- **Goal of the exercise**
Below are the records; pull every line that includes "with".

[Collected data]
--

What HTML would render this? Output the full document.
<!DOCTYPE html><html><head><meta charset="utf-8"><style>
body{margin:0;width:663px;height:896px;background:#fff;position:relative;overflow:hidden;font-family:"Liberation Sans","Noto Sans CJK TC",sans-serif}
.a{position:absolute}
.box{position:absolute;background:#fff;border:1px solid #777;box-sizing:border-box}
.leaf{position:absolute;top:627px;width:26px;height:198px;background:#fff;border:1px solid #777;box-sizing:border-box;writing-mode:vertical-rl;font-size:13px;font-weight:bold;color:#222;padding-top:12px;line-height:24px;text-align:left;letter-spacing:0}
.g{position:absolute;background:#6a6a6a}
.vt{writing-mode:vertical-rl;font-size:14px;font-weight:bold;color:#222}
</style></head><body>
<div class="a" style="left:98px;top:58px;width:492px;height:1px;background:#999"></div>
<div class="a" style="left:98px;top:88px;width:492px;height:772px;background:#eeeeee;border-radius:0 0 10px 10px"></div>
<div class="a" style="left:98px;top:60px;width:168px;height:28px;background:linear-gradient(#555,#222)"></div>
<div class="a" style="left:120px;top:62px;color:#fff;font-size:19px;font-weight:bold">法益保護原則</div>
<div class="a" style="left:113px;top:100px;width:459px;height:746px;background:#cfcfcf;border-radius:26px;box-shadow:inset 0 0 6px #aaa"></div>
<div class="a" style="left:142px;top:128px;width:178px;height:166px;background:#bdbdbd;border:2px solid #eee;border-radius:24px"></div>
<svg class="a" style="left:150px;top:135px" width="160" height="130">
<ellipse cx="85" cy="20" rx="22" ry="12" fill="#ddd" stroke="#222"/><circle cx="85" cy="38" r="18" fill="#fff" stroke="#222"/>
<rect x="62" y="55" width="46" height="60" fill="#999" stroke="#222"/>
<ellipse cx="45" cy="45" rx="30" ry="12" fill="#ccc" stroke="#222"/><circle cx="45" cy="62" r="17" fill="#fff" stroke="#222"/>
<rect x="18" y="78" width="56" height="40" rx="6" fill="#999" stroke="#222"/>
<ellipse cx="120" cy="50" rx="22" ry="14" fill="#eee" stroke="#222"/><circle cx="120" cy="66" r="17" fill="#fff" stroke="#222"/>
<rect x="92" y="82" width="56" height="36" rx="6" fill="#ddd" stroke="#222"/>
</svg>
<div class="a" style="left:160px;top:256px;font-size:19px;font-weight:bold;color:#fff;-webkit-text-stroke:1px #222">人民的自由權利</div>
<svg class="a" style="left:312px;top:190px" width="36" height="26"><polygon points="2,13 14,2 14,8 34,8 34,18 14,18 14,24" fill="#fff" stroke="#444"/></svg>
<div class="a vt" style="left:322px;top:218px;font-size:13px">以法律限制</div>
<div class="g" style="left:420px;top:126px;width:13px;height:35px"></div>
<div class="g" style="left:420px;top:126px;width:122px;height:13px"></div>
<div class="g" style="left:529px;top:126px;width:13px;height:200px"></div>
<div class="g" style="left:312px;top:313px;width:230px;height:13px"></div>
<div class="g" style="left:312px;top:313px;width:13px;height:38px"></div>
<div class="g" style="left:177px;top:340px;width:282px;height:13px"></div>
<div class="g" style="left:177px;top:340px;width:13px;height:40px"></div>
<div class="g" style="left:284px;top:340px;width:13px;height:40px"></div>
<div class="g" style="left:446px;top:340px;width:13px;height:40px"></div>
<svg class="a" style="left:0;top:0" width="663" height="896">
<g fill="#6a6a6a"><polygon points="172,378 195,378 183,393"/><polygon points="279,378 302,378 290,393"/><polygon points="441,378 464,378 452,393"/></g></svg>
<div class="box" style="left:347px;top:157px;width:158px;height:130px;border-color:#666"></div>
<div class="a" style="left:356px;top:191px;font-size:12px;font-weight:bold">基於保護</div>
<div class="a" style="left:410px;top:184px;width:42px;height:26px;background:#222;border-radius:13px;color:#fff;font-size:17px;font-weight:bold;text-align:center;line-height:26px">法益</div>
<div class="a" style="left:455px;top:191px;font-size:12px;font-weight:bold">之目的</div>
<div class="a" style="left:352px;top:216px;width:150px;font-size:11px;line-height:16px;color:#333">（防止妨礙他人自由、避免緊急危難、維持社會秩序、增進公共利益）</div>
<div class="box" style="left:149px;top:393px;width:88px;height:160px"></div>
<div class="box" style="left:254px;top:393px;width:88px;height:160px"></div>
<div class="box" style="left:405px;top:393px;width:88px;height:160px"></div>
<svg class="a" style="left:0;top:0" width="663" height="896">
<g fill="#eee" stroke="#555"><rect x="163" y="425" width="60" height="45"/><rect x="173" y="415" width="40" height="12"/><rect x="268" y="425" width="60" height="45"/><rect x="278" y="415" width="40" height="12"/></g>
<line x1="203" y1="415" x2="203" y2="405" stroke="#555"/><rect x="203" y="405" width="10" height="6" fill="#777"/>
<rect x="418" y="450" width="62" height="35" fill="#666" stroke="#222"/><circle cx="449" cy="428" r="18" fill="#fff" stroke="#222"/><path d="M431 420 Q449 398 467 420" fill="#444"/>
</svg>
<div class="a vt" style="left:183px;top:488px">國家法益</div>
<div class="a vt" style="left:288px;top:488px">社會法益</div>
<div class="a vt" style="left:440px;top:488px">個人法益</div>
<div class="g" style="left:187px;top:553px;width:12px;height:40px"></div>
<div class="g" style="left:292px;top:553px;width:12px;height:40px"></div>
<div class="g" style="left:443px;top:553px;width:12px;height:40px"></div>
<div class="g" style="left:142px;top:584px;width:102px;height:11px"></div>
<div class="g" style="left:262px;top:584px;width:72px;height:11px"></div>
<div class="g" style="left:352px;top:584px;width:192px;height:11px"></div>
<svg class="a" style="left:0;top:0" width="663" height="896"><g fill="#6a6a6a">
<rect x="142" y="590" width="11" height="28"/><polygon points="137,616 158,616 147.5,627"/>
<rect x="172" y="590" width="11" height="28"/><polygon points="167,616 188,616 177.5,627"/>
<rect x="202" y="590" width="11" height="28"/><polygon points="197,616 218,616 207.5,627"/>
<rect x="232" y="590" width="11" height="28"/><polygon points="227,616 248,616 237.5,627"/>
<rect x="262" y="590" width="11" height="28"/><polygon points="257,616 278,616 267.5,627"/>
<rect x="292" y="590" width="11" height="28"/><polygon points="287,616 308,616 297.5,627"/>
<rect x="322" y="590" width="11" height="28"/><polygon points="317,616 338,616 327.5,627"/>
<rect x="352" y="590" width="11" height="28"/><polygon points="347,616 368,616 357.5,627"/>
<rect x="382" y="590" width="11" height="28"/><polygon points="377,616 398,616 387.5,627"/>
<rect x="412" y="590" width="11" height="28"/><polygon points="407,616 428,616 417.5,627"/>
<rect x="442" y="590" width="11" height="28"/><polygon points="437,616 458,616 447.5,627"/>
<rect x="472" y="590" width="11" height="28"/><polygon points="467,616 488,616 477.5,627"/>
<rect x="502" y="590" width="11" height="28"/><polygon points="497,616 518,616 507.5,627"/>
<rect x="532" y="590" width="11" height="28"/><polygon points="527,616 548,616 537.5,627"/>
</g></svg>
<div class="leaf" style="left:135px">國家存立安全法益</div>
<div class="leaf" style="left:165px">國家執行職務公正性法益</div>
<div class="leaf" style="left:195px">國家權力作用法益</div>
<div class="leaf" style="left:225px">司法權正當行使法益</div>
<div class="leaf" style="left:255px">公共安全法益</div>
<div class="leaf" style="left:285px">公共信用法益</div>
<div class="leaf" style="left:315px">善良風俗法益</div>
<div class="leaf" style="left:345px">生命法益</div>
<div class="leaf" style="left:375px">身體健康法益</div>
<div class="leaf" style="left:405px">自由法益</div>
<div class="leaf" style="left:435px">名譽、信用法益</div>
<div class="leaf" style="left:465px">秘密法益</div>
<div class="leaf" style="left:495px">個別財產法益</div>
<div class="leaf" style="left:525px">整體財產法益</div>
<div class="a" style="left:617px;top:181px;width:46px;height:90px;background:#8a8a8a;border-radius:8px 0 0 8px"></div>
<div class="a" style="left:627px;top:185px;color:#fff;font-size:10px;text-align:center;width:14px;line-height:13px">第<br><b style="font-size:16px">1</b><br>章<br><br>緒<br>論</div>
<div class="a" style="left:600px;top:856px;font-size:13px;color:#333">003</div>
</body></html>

--

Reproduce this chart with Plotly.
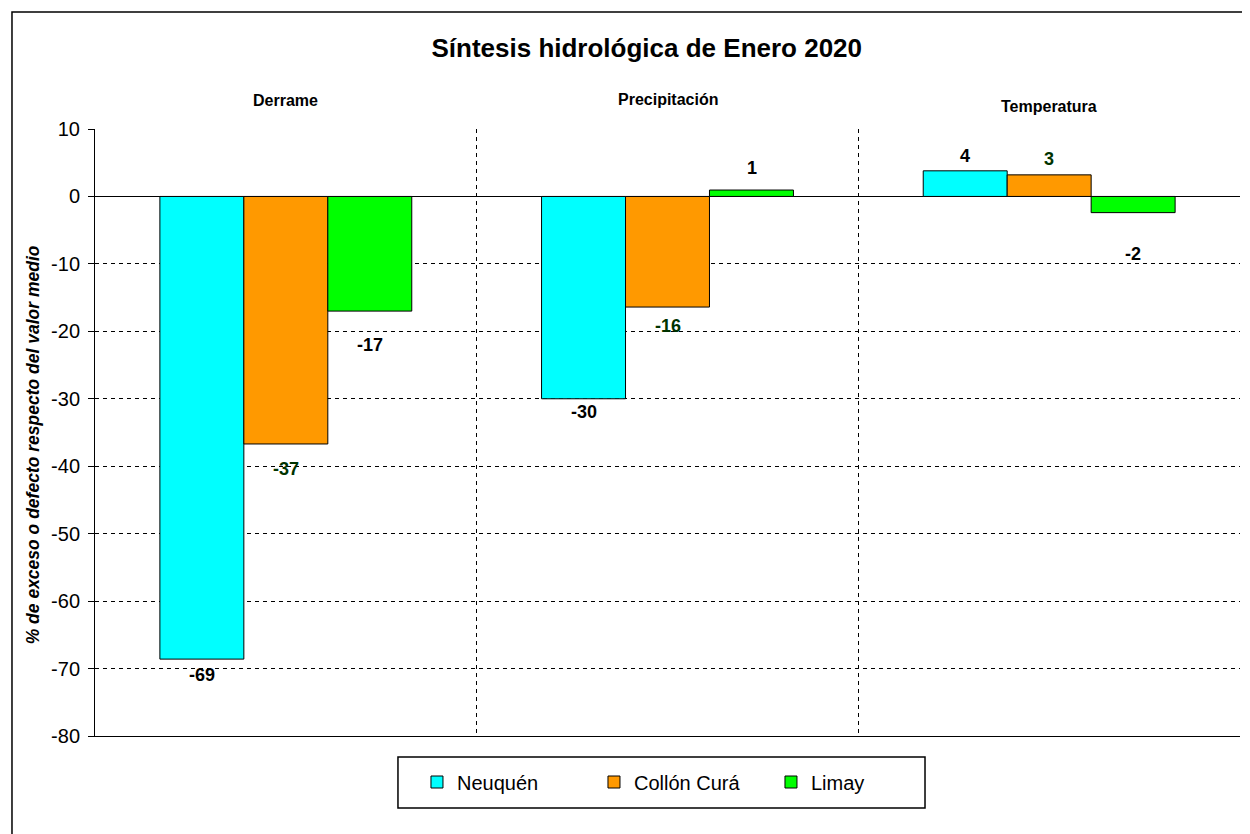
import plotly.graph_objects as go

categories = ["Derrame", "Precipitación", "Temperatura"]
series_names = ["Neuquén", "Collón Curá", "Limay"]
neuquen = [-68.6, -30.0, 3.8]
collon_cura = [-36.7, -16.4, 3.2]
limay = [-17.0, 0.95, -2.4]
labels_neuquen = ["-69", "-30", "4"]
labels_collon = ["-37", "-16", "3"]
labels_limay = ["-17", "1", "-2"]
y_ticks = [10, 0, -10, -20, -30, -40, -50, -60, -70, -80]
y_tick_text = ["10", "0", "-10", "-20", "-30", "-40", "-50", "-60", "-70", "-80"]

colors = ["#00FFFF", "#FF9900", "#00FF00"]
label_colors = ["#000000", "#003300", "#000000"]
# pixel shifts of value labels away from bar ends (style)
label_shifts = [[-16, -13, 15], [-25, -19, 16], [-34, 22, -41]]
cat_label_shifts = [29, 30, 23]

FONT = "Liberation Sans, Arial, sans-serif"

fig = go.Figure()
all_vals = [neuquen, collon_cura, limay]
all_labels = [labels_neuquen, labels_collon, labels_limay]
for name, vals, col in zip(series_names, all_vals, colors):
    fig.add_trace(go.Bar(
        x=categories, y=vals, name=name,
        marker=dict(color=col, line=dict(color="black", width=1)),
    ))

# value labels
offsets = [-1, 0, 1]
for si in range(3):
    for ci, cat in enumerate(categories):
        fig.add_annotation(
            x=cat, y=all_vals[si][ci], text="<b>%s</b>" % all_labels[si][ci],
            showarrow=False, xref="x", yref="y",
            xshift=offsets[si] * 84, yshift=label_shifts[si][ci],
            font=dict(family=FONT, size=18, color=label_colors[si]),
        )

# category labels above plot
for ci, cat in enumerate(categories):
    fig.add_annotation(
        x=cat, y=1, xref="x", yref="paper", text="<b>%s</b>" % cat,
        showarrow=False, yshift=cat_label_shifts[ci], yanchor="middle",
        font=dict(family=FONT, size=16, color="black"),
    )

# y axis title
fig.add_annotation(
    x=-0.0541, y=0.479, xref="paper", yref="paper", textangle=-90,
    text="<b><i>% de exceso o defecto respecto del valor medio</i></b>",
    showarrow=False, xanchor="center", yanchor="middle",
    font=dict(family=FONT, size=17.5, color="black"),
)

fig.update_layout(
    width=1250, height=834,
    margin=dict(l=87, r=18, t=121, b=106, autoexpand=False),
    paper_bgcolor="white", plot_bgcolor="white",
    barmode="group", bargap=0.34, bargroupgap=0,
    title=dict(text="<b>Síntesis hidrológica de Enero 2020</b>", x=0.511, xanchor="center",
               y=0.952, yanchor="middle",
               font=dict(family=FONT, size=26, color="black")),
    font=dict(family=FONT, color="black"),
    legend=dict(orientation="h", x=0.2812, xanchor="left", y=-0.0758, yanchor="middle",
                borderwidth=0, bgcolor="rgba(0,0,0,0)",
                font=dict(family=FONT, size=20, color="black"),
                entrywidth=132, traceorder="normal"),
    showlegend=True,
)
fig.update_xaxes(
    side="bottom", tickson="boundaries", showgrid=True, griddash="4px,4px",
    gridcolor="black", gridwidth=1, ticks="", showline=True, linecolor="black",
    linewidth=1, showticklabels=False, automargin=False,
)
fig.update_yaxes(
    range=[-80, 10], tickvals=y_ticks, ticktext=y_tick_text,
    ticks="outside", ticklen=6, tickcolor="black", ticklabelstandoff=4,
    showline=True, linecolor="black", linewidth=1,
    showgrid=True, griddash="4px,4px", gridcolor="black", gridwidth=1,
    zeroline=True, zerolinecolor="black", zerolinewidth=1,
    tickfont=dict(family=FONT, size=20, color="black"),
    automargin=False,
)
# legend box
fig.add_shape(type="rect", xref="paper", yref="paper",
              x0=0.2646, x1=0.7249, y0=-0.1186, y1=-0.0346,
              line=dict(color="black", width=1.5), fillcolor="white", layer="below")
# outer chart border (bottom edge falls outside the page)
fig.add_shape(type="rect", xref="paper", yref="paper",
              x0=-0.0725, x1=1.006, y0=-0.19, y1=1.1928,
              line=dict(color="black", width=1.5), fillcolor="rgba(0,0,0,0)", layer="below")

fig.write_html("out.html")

--

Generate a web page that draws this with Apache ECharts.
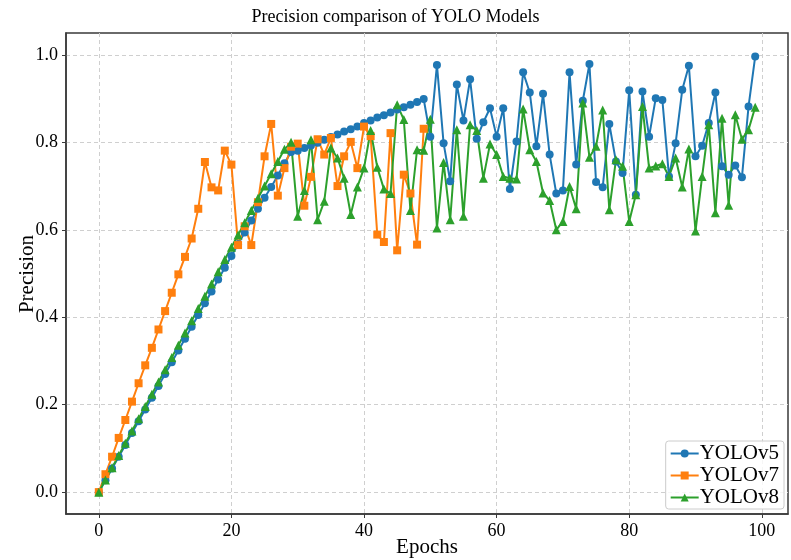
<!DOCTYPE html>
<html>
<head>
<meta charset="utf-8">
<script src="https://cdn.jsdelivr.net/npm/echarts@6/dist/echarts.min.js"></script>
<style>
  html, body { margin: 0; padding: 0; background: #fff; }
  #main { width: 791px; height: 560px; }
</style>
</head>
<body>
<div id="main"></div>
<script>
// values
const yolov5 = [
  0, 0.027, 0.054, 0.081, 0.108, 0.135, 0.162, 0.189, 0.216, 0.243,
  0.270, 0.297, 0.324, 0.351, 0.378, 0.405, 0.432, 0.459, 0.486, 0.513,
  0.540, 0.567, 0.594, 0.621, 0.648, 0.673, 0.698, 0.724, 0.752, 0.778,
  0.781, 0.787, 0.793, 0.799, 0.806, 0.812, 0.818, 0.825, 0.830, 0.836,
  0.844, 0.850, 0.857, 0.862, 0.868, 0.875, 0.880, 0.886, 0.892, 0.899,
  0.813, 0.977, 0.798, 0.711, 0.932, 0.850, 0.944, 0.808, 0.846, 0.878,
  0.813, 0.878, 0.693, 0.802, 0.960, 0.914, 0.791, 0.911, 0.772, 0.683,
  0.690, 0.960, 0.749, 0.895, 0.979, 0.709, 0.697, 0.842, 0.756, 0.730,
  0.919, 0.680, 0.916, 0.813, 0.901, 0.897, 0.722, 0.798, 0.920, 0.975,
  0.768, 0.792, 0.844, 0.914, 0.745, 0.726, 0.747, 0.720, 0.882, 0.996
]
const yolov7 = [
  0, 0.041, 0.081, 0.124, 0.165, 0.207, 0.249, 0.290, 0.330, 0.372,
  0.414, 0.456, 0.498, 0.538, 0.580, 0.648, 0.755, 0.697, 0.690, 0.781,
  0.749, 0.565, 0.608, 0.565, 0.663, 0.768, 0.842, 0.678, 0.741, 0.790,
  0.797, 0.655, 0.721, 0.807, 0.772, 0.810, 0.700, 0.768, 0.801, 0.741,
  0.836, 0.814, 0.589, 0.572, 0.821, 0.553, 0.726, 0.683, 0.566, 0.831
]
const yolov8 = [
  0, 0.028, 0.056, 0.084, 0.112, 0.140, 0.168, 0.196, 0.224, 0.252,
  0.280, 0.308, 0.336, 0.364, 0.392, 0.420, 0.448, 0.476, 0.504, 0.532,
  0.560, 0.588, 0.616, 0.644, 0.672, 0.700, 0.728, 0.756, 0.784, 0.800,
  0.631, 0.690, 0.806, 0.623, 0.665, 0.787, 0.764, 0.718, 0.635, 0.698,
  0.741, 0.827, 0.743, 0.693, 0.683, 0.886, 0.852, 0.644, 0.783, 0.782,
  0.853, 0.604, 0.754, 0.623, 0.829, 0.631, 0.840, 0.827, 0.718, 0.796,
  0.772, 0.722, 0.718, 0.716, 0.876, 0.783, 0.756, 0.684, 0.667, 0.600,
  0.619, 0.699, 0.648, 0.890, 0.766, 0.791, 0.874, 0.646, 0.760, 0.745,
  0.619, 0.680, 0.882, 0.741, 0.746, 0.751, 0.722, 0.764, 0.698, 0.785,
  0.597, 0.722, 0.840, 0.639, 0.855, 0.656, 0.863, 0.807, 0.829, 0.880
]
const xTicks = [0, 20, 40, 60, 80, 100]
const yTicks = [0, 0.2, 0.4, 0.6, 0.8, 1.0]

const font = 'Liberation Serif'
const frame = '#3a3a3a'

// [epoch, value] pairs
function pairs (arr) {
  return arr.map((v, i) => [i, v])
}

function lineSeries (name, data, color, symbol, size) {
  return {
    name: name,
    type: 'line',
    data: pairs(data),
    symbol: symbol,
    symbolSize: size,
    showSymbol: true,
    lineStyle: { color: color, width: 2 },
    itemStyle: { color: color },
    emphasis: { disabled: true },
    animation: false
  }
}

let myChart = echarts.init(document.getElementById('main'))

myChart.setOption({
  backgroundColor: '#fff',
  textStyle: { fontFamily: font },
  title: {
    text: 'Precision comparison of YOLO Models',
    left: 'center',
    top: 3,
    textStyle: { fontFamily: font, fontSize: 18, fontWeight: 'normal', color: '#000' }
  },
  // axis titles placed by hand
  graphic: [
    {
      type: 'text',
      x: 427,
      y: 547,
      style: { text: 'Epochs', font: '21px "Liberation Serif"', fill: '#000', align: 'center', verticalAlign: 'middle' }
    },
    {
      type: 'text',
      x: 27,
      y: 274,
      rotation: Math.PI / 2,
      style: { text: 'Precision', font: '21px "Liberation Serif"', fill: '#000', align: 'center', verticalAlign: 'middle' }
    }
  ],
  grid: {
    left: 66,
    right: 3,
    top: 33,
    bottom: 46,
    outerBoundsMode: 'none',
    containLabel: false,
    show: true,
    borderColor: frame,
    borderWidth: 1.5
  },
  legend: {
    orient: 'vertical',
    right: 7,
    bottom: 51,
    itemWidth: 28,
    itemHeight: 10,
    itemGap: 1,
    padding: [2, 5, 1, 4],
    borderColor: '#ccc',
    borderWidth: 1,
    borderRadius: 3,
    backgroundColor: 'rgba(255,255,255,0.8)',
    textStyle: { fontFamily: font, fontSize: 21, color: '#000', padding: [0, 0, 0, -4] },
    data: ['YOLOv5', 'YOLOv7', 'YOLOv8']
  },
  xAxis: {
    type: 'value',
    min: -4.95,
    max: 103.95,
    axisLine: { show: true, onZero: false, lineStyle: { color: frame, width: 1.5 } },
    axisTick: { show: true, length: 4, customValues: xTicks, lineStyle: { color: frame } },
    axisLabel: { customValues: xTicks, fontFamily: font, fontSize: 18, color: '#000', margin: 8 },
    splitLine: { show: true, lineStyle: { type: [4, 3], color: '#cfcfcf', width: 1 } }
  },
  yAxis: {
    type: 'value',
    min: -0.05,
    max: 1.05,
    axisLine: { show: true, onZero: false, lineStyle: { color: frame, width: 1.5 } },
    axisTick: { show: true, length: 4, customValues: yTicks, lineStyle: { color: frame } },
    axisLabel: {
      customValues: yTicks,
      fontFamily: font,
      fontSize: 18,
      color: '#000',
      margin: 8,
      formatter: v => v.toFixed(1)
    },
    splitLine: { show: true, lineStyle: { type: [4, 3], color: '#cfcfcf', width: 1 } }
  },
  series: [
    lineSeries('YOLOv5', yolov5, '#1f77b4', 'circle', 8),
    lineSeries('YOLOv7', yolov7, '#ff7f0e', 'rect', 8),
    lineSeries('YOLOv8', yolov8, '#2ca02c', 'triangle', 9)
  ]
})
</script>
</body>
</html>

--

- **Reply to the task**
Reproduce this chart with Plotly.
Generate a web page that draws this with Apache ECharts.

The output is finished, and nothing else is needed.